Magazine Lavoro

Il giacobino Trentin

Da Brunougolini
Sono tornati a discutere di Bruno Trentin. Non solo intellettuali e studiosi italiani, ma anche francesi. L’iniziativa, del resto, era voluta, insieme, dall’École française de Rome, dalla Fondazione Giuseppe Di Vittorio e dalla Università degli studi di Viterbo (Centro Studi per la Storia dell'Europa mediterranea). Un’analisi serrata su scritti ed esperienze lasciate nel corso di un arco di vita complessa. Prima in Francia, ai confini con la Spagna, giovane libertario-anarchico, col padre Silvio e le sue proposte federaliste (“Libérer et Fédérer”), poi partigiano in Italia (“Giustizia e Libertà”) e, infine, a guerra finita, accanto a Di Vittorio e Foa nella Cgil. Con un’ultima fase nel ruolo di parlamentare europeo.

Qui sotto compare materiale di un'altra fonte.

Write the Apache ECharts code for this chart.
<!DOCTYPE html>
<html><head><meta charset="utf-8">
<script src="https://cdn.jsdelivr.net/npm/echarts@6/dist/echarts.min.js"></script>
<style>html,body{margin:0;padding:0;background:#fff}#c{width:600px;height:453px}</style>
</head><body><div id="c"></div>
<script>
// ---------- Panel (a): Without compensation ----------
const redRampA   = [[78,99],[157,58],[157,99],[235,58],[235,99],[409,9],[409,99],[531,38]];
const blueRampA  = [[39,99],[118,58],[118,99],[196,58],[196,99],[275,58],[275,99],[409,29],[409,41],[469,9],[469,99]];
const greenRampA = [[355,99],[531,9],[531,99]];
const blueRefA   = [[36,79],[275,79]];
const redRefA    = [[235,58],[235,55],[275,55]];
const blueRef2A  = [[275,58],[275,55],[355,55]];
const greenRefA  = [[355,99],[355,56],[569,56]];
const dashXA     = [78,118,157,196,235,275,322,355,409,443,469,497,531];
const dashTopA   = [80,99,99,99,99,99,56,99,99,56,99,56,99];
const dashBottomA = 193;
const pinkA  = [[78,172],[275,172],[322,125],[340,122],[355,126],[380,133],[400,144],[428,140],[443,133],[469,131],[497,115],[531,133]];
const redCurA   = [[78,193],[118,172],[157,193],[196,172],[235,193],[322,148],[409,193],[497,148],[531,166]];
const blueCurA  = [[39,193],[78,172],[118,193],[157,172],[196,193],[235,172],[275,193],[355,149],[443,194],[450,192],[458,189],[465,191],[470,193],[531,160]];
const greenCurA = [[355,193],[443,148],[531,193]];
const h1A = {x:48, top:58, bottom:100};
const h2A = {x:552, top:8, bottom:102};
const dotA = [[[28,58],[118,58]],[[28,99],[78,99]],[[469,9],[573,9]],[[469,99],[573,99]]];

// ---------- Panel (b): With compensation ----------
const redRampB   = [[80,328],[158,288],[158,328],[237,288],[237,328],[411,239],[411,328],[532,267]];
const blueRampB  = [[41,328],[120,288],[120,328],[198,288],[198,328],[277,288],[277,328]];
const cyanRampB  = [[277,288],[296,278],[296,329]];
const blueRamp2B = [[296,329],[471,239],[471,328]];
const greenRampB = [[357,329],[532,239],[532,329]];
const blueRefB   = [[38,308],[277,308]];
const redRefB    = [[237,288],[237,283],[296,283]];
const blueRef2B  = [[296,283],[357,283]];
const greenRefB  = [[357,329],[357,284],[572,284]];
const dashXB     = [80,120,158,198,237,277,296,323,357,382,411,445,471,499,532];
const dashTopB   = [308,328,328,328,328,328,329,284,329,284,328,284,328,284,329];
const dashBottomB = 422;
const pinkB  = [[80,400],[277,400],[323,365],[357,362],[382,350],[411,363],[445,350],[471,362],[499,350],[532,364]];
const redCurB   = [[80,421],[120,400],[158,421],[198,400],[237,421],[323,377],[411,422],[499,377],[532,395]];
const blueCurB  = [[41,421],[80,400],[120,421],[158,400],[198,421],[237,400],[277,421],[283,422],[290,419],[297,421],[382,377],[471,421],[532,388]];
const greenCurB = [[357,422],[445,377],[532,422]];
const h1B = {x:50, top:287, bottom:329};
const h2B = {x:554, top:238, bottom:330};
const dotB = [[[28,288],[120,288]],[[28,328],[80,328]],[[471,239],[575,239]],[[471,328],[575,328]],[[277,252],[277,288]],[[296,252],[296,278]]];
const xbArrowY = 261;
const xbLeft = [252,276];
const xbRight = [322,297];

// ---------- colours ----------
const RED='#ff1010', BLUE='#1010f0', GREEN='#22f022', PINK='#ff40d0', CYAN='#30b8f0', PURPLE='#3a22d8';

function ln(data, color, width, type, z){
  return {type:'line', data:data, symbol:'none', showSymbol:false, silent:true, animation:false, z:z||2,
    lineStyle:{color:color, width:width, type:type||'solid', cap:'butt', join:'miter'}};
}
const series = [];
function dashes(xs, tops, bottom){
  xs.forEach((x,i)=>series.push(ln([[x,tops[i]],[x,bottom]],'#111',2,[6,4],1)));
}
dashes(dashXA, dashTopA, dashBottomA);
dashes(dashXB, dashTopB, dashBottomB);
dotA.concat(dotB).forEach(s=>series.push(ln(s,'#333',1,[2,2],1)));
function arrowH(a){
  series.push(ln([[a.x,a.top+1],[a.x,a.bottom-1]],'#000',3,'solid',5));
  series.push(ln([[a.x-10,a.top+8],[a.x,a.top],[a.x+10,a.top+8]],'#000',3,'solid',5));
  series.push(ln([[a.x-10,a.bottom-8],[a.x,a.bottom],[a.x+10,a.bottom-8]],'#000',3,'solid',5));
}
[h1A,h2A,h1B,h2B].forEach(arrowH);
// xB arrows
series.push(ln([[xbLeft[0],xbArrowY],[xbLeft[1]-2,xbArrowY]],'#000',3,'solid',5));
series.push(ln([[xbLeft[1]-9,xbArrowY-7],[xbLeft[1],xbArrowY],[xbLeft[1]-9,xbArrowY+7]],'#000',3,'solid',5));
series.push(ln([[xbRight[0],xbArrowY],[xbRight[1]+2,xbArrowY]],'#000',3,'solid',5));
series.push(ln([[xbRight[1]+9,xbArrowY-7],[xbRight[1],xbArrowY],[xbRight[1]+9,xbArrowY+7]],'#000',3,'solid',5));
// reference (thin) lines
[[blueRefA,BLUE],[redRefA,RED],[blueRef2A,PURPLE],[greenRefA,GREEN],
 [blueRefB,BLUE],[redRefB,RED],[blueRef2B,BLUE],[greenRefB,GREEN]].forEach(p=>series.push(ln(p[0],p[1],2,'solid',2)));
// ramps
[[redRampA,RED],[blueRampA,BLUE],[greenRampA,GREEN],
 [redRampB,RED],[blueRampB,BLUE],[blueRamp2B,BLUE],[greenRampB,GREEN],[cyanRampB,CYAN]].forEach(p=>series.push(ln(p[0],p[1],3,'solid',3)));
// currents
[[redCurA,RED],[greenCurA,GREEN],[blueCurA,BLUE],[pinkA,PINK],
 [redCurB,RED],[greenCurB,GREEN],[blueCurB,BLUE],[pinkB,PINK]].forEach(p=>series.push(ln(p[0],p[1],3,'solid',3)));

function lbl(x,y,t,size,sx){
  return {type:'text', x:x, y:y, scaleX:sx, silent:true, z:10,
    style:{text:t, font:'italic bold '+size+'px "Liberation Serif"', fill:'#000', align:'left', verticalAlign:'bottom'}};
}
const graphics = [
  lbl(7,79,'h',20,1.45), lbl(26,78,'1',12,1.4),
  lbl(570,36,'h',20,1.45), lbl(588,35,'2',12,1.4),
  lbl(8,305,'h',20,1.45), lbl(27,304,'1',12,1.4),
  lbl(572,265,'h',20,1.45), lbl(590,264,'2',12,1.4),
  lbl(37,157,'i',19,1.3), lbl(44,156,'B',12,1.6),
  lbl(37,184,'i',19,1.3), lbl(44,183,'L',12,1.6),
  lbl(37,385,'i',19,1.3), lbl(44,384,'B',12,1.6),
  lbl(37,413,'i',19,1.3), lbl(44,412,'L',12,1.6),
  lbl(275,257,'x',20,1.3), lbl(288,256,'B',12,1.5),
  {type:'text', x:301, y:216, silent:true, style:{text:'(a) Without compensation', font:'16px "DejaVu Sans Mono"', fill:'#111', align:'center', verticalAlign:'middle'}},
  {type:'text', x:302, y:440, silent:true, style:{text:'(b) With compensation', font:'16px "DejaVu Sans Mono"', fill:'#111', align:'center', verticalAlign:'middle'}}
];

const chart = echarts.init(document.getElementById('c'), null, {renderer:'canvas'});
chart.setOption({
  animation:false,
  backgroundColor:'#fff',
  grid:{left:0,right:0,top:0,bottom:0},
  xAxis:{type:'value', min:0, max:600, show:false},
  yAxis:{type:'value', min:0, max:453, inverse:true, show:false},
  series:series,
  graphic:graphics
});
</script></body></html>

Una vita intensa segnata da una specie di “filo d‘Arianna”. Un filo rappresentato dalla voglia di collegarsi al pensiero del padre, in materia di partecipazione diffusa, durante la promozione del “sindacato dei consigli” e nel proposito di dar vita ad un’articolazione democratica del potere.
Temi materia di un confronto vivace. Con contributi di Eric Vial, Marc Lazar, Frédéric Attal, Jean-François Chauvard, Ferruccio Ricciardi, Xavier Vigna, Maurizio Ridolfi, Luisa Bellina, Alessandro Casellato, Adolfo Pepe, Carlo Ghezzi, Iginio Ariemma, Ilaria Del Biondo, Gian Primo Cella, Fabrizio Loreto, Lorenzo Bertucelli, Michele Magno, Sante Cruciani, Patrizia Dogliani.
Non è stata una celebrazione tesa a “santificare” l’uomo e le sue tesi. Il dibattito ha cercato anche di approfondire aspetti e significati della sua “lezione” di vita. Come quando si è voluto vedere (Alessandro Casellato) nel Trentin che negli anni Novanta si scaglia contro la Lega secessionista come una specie di Giacobino in difesa dello Stato esistente. Un’accusa ingenerosa. Trentin certo era dotato di un fortissimo rigore morale. Ma la sua polemica con la Lega era dettata da una proposta di rinnovamento e vero autogoverno nello Stato. A cominciare dai luoghi di lavoro per estendersi alle scuole, ai quartieri, ai comuni.
Una proposta che univa l’autonoma all’unità di un sindacato capace di mediazioni e compromessi, ma senza perdere l’anima. Una proposta che non divideva i temi del lavoro oggi trasformato e frammentato da quelli della democrazia. Potrebbe essere utile anche oggi. Di fronte a chi della democrazia fa strame, mentre – quasi in un surreale silenzio - smantella lo Statuto dei lavoratori. Quello voluto da un vero socialista, Giacomo Brodolini, ma anche frutto delle lotte che Trentin con altri aveva saputo costruire, 40 anni fa. Altri che osano chiamarsi socialisti ora formulare editti per un carrozzone di mediatori-arbitri al posto dei giudici del Lavoro e al posto degli eredi dei Consigli. Certo quel Giacobino, se fosse ancora in vita, reagirebbe con asprezza.